Dallas will rely on its strong play away from home this season as it looks to flip the script. The Stars led the NHL in points scored on the road (57), regulation wins (24), and face-off winning percentage (53.9 percent), were second in goals-for per game (3.46) and power play (26.4 percent) and third in goals-against per game (2.63).

“The story is, we’ve got to get one. Start with one,” Seguin said. “The focus is we’ve been a good road team all season. We’ve taken pride in the bounce-back games and not going on losing streaks, overcoming that adversity faced as a group. We’ve got to find a way to win that first game in Vegas.”

The Stars will try to get that first win by taking a look at themselves first.

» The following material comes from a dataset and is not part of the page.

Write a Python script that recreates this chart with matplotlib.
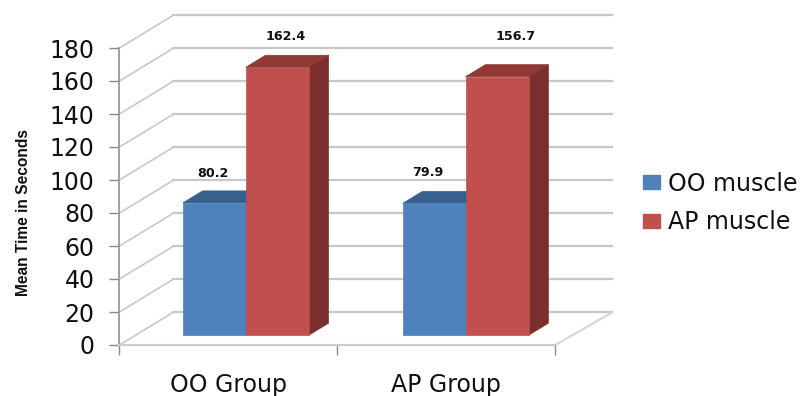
import matplotlib
matplotlib.use("Agg")
import matplotlib.pyplot as plt
from matplotlib.patches import Patch, Polygon

groups = ["OO Group", "AP Group"]
series_names = ["OO muscle", "AP muscle"]
oo_values = [80.2, 79.9]
ap_values = [162.4, 156.7]
y_ticks = list(range(0, 181, 20))

group_pos = [0.506, 1.515]
bar_width = 0.289
depth_x = 0.245     # full floor depth, in category units
depth_y = 19.7      # full floor depth, in value units
bar_start = 0.30    # bars stand this far back on the floor
bar_depth = 0.37

# offsets of the value labels from the bar top, in points
label_offsets = [[(-1, 21), (6, 22.5)], [(-4.6, 22), (13, 29)]]

face_cols = ["#4F81BD", "#C0504D"]
top_cols = ["#38608F", "#8F3835"]
side_cols = ["#2F5078", "#7B2F2D"]
grid_col = "#C8C8C8"


def sheared(x, y, d):
    return (x + d * depth_x, y + d * depth_y)


def draw_bar(ax, left, value, i):
    right = left + bar_width
    d0, d1 = bar_start, bar_start + bar_depth
    front = [sheared(left, 0, d0), sheared(right, 0, d0),
             sheared(right, value, d0), sheared(left, value, d0)]
    top = [sheared(left, value, d0), sheared(right, value, d0),
           sheared(right, value, d1), sheared(left, value, d1)]
    side = [sheared(right, 0, d0), sheared(right, 0, d1),
            sheared(right, value, d1), sheared(right, value, d0)]
    for pts, col in [(side, side_cols[i]), (top, top_cols[i]), (front, face_cols[i])]:
        ax.add_patch(Polygon(pts, closed=True, fc=col, ec=col, lw=0.5,
                             clip_on=False, zorder=3))


fig = plt.figure(figsize=(8.02, 3.96), dpi=100)
ax = fig.add_axes([119.5 / 802, (396 - 345) / 396, 435.8 / 802, 297 / 396])
ax.set_xlim(0, 2)
ax.set_ylim(0, 180)
ax.patch.set_visible(False)

# back wall and left wall gridlines
for v in y_ticks:
    ax.plot([0, depth_x], [v, v + depth_y], color=grid_col, lw=1.2,
            clip_on=False, zorder=1)
    ax.plot([depth_x, 2 + depth_x + 0.015], [v + depth_y, v + depth_y],
            color=grid_col, lw=1.6, clip_on=False, zorder=1)

# floor, right edge and front edge
ax.plot([2, 2 + depth_x + 0.015], [0, depth_y], color="#D8D8D8", lw=1.6,
        clip_on=False, zorder=1)

for g, pos in enumerate(group_pos):
    draw_bar(ax, pos - bar_width, oo_values[g], 0)
    draw_bar(ax, pos, ap_values[g], 1)

    for i, value in enumerate([oo_values[g], ap_values[g]]):
        cx = pos + (i - 1) * bar_width + bar_width / 2
        sx, sy = sheared(cx, value, bar_start)
        ax.annotate(f"{value:.1f}", xy=(sx, sy), xytext=label_offsets[g][i],
                    textcoords="offset points", ha="center", va="center",
                    fontsize=9.2, fontweight="bold", color="#111111",
                    annotation_clip=False, zorder=4)

for name in ["top", "right"]:
    ax.spines[name].set_visible(False)
ax.spines["left"].set_color("#9A9A9A")
ax.spines["left"].set_linewidth(1.3)
ax.spines["bottom"].set_color("#CCCCCC")
ax.spines["bottom"].set_linewidth(1.6)

ax.set_yticks(y_ticks)
ax.set_xticks([0, 1, 2])
ax.set_xticklabels([])
ax.set_xticks([0.5, 1.5], labels=groups, minor=True)
ax.tick_params(axis="y", length=7, width=1, color="#8A8A8A", labelsize=17,
               pad=11, labelcolor="#111111")
ax.tick_params(axis="x", which="major", length=7, width=1, color="#8A8A8A")
ax.tick_params(axis="x", which="minor", length=0, labelsize=17, pad=20,
               labelcolor="#111111")

fig.text(24 / 802, 1 - 213 / 396, "Mean Time in Seconds", rotation=90, ha="center",
         va="center", fontsize=11.2, fontweight="bold", color="#111111",
         family=["Liberation Sans Narrow", "Liberation Sans"])

handles = [Patch(fc=c, ec=c) for c in face_cols]
fig.legend(handles, series_names, loc="center left",
           bbox_to_anchor=(643 / 802, 1 - 203 / 396), frameon=False, fontsize=17,
           borderaxespad=0, borderpad=0, handlelength=0.72, handleheight=0.55,
           handletextpad=0.36, labelspacing=0.62, labelcolor="#111111")

fig.savefig("out.png", dpi=100)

“It starts on us as individuals," Seguin said. "Figure out how to take one step forward. How not to focus on results but get results. Hockey is hard. But for the season we’ve had, we deserve better than this. It’s not a looking for empathy or sympathy kind of thing, it’s dig down and find something.

"All of us, we’ve got to figure out a way. We’ve earned the right to have that top seed in the West and one point back for the whole League. We shouldn’t be down 2-0, but here we are.”